I'm running my spark application using yarn-cluster master.
What does the app do?
- External service generates a jsonFile based on HTTP request to a RESTService
- Spark needs to read this file and do some work after parsing the json
Simplest solution that came to mind was to use --files to load that file. In yarn-cluster mode reading a file means it must be available on hdfs (if I'm right?) and my file is being copied to path like this:
/hadoop_user_path/.sparkStaging/spark_applicationId/myFile.json
Where I can of course read it, but I cannot find a way to get this path from any configuration / SparkEnv object. And hardcoding .sparkStaging in spark code seamed like a bad idea.
Why simple:
val jsonStringData = spark.textFile(myFileName)

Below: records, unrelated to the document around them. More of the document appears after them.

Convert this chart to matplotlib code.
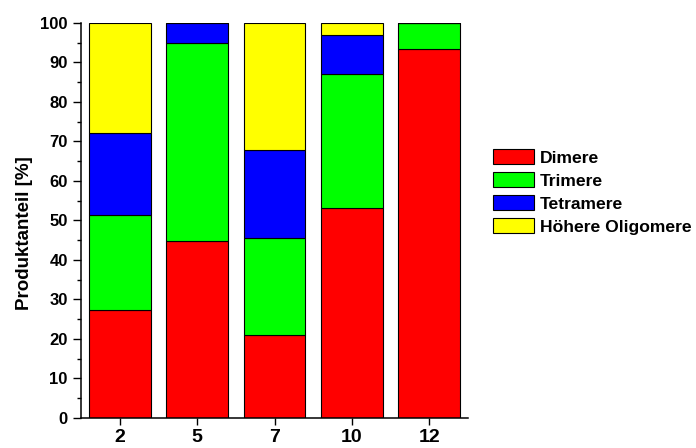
import numpy as np
import matplotlib
matplotlib.use('Agg')
import matplotlib.pyplot as plt
from matplotlib.ticker import MultipleLocator

plt.rcParams['font.family'] = ['Liberation Sans', 'DejaVu Sans']
plt.rcParams['font.weight'] = 'bold'

# Kettenlaenge / Kategorien
categories = ['2', '5', '7', '10', '12']

# Produktanteile in %
dimere = [27.3, 44.9, 21.0, 53.1, 93.5]
trimere = [24.2, 50.0, 24.6, 34.0, 6.5]
tetramere = [20.7, 5.1, 22.2, 9.9, 0.0]
hoehere = [27.8, 0.0, 32.2, 3.0, 0.0]

series = [('Dimere', dimere, '#ff0000'),
          ('Trimere', trimere, '#00ff00'),
          ('Tetramere', tetramere, '#0000ff'),
          ('Höhere Oligomere', hoehere, '#ffff00')]

fig = plt.figure(figsize=(6.96, 4.48), dpi=100)
ax = fig.add_axes([0.1164, 0.067, 0.556, 0.8817])

x = np.arange(len(categories))
bottom = np.zeros(len(categories))
for name, vals, col in series:
    vals = np.array(vals)
    ax.bar(x, vals, width=0.8, bottom=bottom, color=col, edgecolor='black',
           linewidth=0.8, label=name)
    bottom += vals

ax.set_xlim(-0.5, 4.5)
ax.set_ylim(0, 100)
ax.set_xticks(x)
ax.set_xticklabels(categories, fontsize=14, fontweight='bold')
ax.yaxis.set_major_locator(MultipleLocator(10))
ax.yaxis.set_minor_locator(MultipleLocator(5))
for lab in ax.get_yticklabels():
    lab.set_fontsize(12)
    lab.set_fontweight('bold')
ax.tick_params(axis='y', which='major', direction='out', length=6, width=1)
ax.tick_params(axis='y', which='minor', direction='out', length=3, width=1)
ax.tick_params(axis='x', which='major', direction='out', length=5, width=1, pad=3)
ax.set_ylabel('Produktanteil [%]', fontsize=13.5, fontweight='bold')
ax.yaxis.set_label_coords(-0.124, 0.468)

ax.spines['top'].set_visible(False)
ax.spines['right'].set_visible(False)
ax.spines['left'].set_linewidth(1.1)
ax.spines['bottom'].set_linewidth(1.1)

fig.legend(loc='center left', bbox_to_anchor=(0.708, 0.5715), frameon=False,
           prop={'weight': 'bold', 'size': 12.6},
           handlelength=2.34, handleheight=0.95, handletextpad=0.35,
           labelspacing=0.36, borderpad=0, borderaxespad=0)

fig.savefig('out.png', dpi=100)
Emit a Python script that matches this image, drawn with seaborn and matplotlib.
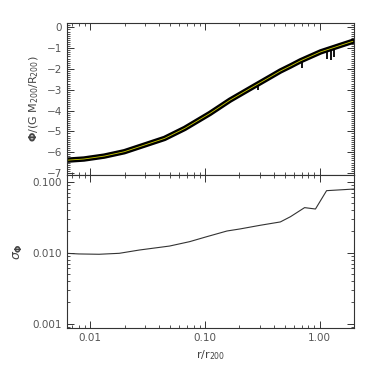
import numpy as np
import pandas as pd
import matplotlib
matplotlib.use('Agg')
import matplotlib.pyplot as plt
import matplotlib.ticker as mticker
import seaborn as sns

# potential profile (centre of particle band)
r_phi = [0.00616, 0.00886, 0.0133, 0.0199, 0.0298, 0.0446, 0.0668, 0.1107,
         0.1657, 0.248, 0.372, 0.455, 0.557, 0.681, 1.02, 1.53, 1.95]
phi = [-6.39, -6.33, -6.19, -5.98, -5.66, -5.34, -4.86, -4.14,
       -3.50, -2.94, -2.38, -2.10, -1.86, -1.61, -1.18, -0.86, -0.67]

# particles scattering below the band
dip_r = [0.29, 0.70, 1.17, 1.25, 1.33]
dip_top = [-2.75, -1.60, -1.05, -1.00, -0.97]
dip_low = [-3.02, -1.95, -1.50, -1.58, -1.42]

# scatter of the potential
r_sig = [0.0062, 0.0080, 0.0120, 0.018, 0.0269, 0.0493, 0.0738, 0.104, 0.156,
         0.203, 0.303, 0.455, 0.557, 0.74, 0.92, 1.15, 2.03]
sig = [0.0098, 0.0096, 0.0095, 0.0098, 0.0109, 0.0124, 0.0143, 0.0168, 0.0202,
       0.0216, 0.0243, 0.0271, 0.0321, 0.0431, 0.0412, 0.0747, 0.0789]

x_ticks = [0.01, 0.1, 1.0]
x_ticklabels = ['0.01', '0.10', '1.00']
phi_ticks = [0, -1, -2, -3, -4, -5, -6, -7]
sig_ticks = [0.1, 0.01, 0.001]
sig_ticklabels = ['0.100', '0.010', '0.001']

sns.set_style('ticks')
plt.rcParams['font.family'] = ['DejaVu Sans']

df_phi = pd.DataFrame({'r': r_phi, 'phi': phi})
df_sig = pd.DataFrame({'r': r_sig, 'sig': sig})

fig = plt.figure(figsize=(3.74, 3.74), dpi=100)
ax1 = fig.add_axes([0.179, 0.532, 0.768, 0.406])
ax2 = fig.add_axes([0.179, 0.123, 0.768, 0.409], sharex=ax1)

# top panel: black particle band with yellow mean line
sns.lineplot(data=df_phi, x='r', y='phi', ax=ax1, color='black', linewidth=3.9)
ax1.vlines(dip_r, dip_low, dip_top, color='black', linewidth=1.3)
sns.lineplot(data=df_phi, x='r', y='phi', ax=ax1, color='#cfcf00', linewidth=0.6)
ax1.set_xscale('log')
ax1.set_xlim(0.0063, 2.0)
ax1.set_ylim(-7.1, 0.2)
ax1.set_yticks(phi_ticks)
ax1.set_yticklabels([str(t).replace('-', '\u2212') for t in phi_ticks])
ax1.yaxis.set_minor_locator(mticker.MultipleLocator(0.1))
ax1.set_xlabel('')
ax1.set_ylabel(r'$\mathbf{\Phi}$/(G M$_{200}$/R$_{200}$)', fontsize=8, color='#444444')
ax1.tick_params(labelbottom=False)

# bottom panel: sigma
sns.lineplot(data=df_sig, x='r', y='sig', ax=ax2, color='#333333', linewidth=0.8)
ax2.set_xscale('log')
ax2.set_yscale('log')
ax2.set_xlim(0.0063, 2.0)
ax2.set_ylim(0.00087, 0.124)
ax2.set_yticks(sig_ticks)
ax2.set_yticklabels(sig_ticklabels)
ax2.set_xticks(x_ticks)
ax2.set_xticklabels(x_ticklabels)
ax2.set_xlabel(r'r/r$_{200}$', fontsize=8, color='#444444')
ax2.set_ylabel(r'$\sigma_{\mathbf{\Phi}}$', fontsize=9, color='#444444', rotation=90)

for ax in (ax1, ax2):
    ax.tick_params(which='both', direction='in', top=True, right=True,
                   labelsize=7.5, labelcolor='#555555', color='#333333')
    ax.tick_params(which='major', length=5, width=0.7)
    ax.tick_params(which='minor', length=2.5, width=0.6)
    for s in ax.spines.values():
        s.set_linewidth(0.8)
        s.set_color('#333333')
    ax.xaxis.set_minor_locator(mticker.LogLocator(base=10, subs=np.arange(2, 10)))
ax2.yaxis.set_minor_locator(mticker.LogLocator(base=10, subs=np.arange(2, 10)))
ax2.yaxis.set_minor_formatter(mticker.NullFormatter())
ax2.xaxis.set_minor_formatter(mticker.NullFormatter())

ax1.yaxis.set_label_coords(-0.09, 0.5)
ax2.yaxis.set_label_coords(-0.146, 0.5)

fig.savefig('out.png', dpi=100)
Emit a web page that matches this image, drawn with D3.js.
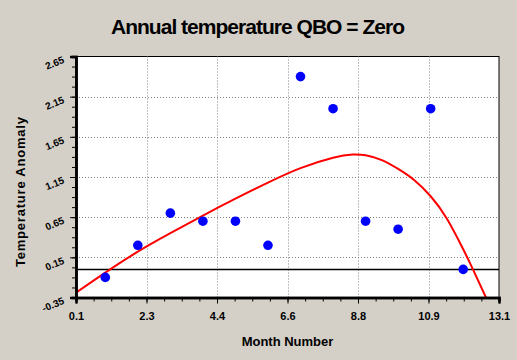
<html>
<head>
<script src="https://d3js.org/d3.v7.min.js"></script>
<style>
    body { margin: 0; background: #d4d0c8; }
    text { font-family: Arial, "Liberation Sans", sans-serif; font-weight: bold; fill: #000; }
</style>
</head>
<body>
<svg id="chart" width="517" height="360"></svg>
<script>
// observed monthly anomalies
const months = [1, 2, 3, 4, 5, 6, 7, 8, 9, 10, 11, 12];
const anomalies = [-0.1, 0.3, 0.7, 0.6, 0.6, 0.3, 2.4, 2.0, 0.6, 0.5, 2.0, 0.0];

// fitted curve
const fitMonths = [0.1, 1, 2, 3, 4, 5, 6, 7, 8, 8.6, 9, 9.5, 10, 10.5, 11, 11.5, 12, 12.3, 12.71];
const fitValues = [-0.29, -0.04, 0.22, 0.45, 0.67, 0.88, 1.08, 1.26, 1.39, 1.43, 1.42, 1.36, 1.25, 1.11, 0.91, 0.63, 0.25, 0.0, -0.36];

const xTickLabels = ["0.1", "2.3", "4.4", "6.6", "8.8", "10.9", "13.1"];
const yTickLabels = ["-0.35", "0.15", "0.65", "1.15", "1.65", "2.15", "2.65"];

const svg = d3.select("#chart");
const plotL = 76, plotR = 499, plotT = 56.5, plotB = 297.5;

const x = d3.scaleLinear().domain([0.1, 13.1]).range([plotL, plotR]);
const y = d3.scaleLinear().domain([-0.35, 2.65]).range([plotB, plotT]);

const xTicks = xTickLabels.map((d, i) => 0.1 + i * 13 / 6);
const yTicks = yTickLabels.map(d => +d);
const xMinor = d3.range(0, 25).map(i => 0.1 + i * 13 / 24);
const yMinor = d3.range(0, 25).map(i => -0.35 + i * 0.125);

// plot background
svg.append("rect")
    .attr("x", plotL).attr("y", plotT)
    .attr("width", plotR - plotL).attr("height", plotB - plotT)
    .attr("fill", "#fff")
    .attr("stroke", "#000").attr("stroke-width", 1);

// dotted grid
svg.append("g").selectAll("line")
    .data(xTicks.slice(1, -1))
    .join("line")
    .attr("x1", d => Math.round(x(d)) + 0.5).attr("x2", d => Math.round(x(d)) + 0.5)
    .attr("y1", plotT).attr("y2", plotB)
    .attr("stroke", "#808080").attr("stroke-dasharray", "1,2");
svg.append("g").selectAll("line")
    .data(yTicks.slice(1, -1))
    .join("line")
    .attr("y1", d => Math.round(y(d)) + 0.5).attr("y2", d => Math.round(y(d)) + 0.5)
    .attr("x1", plotL).attr("x2", plotR)
    .attr("stroke", "#808080").attr("stroke-dasharray", "1,2");

// zero line
svg.append("line")
    .attr("x1", plotL).attr("x2", plotR)
    .attr("y1", y(0)).attr("y2", y(0))
    .attr("stroke", "#000").attr("stroke-width", 1.5);

// fitted curve
svg.append("clipPath").attr("id", "plotclip")
    .append("rect").attr("x", plotL).attr("y", plotT)
    .attr("width", plotR - plotL).attr("height", plotB - plotT);

const fit = fitMonths.map((m, i) => [m, fitValues[i]]);
svg.append("path")
    .datum(fit)
    .attr("clip-path", "url(#plotclip)")
    .attr("fill", "none")
    .attr("stroke", "#ff0000")
    .attr("stroke-width", 2)
    .attr("d", d3.line().x(d => x(d[0])).y(d => y(d[1])).curve(d3.curveNatural));

// points
svg.append("g").selectAll("circle")
    .data(months)
    .join("circle")
    .attr("cx", (d, i) => x(d))
    .attr("cy", (d, i) => y(anomalies[i]))
    .attr("r", 4.8)
    .attr("fill", "#0000ff");

// axes
const xAxis = svg.append("g").attr("transform", "translate(0," + plotB + ")");
xAxis.call(d3.axisBottom(x).tickValues(xMinor).tickSize(4).tickFormat(""));
xAxis.append("g").call(d3.axisBottom(x).tickValues(xTicks).tickSize(6).tickFormat((d, i) => xTickLabels[i]));
xAxis.selectAll(".domain").attr("stroke-width", 2.5);
xAxis.selectAll("text").style("font-size", "11px").attr("dy", "1.2em");

const yAxis = svg.append("g").attr("transform", "translate(" + plotL + ",0)");
yAxis.call(d3.axisLeft(y).tickValues(yMinor).tickSize(4).tickFormat(""));
yAxis.append("g").call(d3.axisLeft(y).tickValues(yTicks).tickSize(6).tickFormat(""));
yAxis.selectAll(".domain").attr("stroke-width", 2.5);

yAxis.append("g").selectAll("text")
    .data(yTicks)
    .join("text")
    .attr("transform", d => "translate(-11," + (y(d) + 6) + ") rotate(-22)")
    .attr("text-anchor", "end")
    .style("font-size", "10px")
    .text((d, i) => yTickLabels[i]);

// titles
svg.append("text")
    .attr("x", 258).attr("y", 34)
    .attr("text-anchor", "middle")
    .attr("textLength", 294)
    .style("font-size", "21px")
    .text("Annual temperature QBO = Zero");

svg.append("text")
    .attr("x", (plotL + plotR) / 2).attr("y", 346)
    .attr("text-anchor", "middle")
    .style("font-size", "13px")
    .text("Month Number");

svg.append("text")
    .attr("transform", "translate(25,192) rotate(-90)")
    .attr("text-anchor", "middle")
    .attr("textLength", 150)
    .style("font-size", "13px")
    .text("Temperature Anomaly");
</script>
</body>
</html>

sqlContext.read.json(jsonStringData)
cannot read file passed with --files and throws FileNotFoundException? Why is spark looking for files in hadoop_user_folder only?
My solution which works for now:
Just before running spark, I copy file to proper hdfs folder, pass the filename as Spark argument, process the file from a known path and after the job is done I delete the file form hdfs.
I thought passing the file as --files would let me forget about saving and deleting this file. Something like pass-process-andforget.
How do you read a file passed with --files then? The only solution is with creating path by hand, hardcoding ".sparkStaging" folder path?